The future of the State of Israel hangs in the balance. Israel can no longer sustain her inherent ambivalence. Is she a Zionist state, a homeland for "the Jews"? Or is she the Middle Eastern outpost of liberal democracy, in which the large Arab minority enjoys equal citizenship? She cannot be both, and has tried for far too long to do this impossible thing.
Half the world's Jews already live in Israel, but the other half could move there any time it liked, and could only be accommodated by displacing the Israeli Arabs (including members of the Knesset, a Supreme Court judge, and even several members of the national football team).
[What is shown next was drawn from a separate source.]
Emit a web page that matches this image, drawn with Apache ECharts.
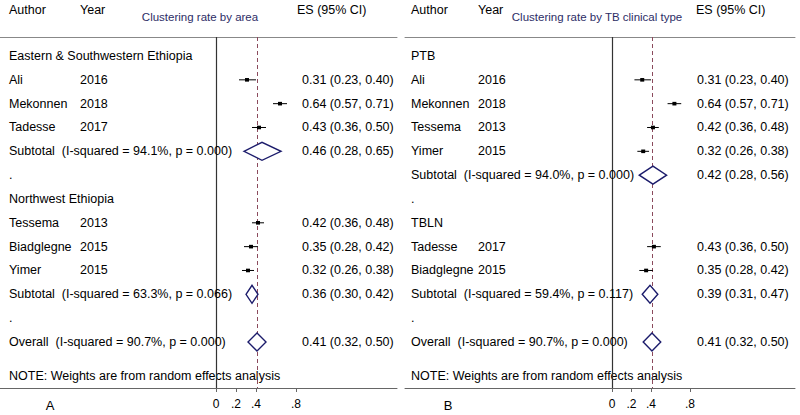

While the Law of Return remains in place, the Arabs can never be equal citizens (which is to say, true citizens at all), and so Israel remains, to that extent, not a democracy, but an ethnocracy.
The Law of Return is based on the Nuremburg Laws, but the Zionist project was several decades old by the time of the Second World War, and its pioneers, by fighting the British, effectively fought for Hitler, in the process inventing much of modern terrorism. It is high time to draw a line under Zionism, and, by repealing the Law of Return, to bolster Israeli resistance to the impractical, but until that point unanswerable, Palestinian demand for a comparable right even in relation to Israel's pre-1967 borders.
An Israel which thus really did grant genuinely equal citizenship to all her people really would be democracy's standard-bearer in the region. But an Israel in which the ethnic majority (for now - it might not even be that for much longer) carries on reserving the right to displace some of its fellow-citizens, on grounds of ethnicity, in favour of its own ethnic group cannot be any such thing.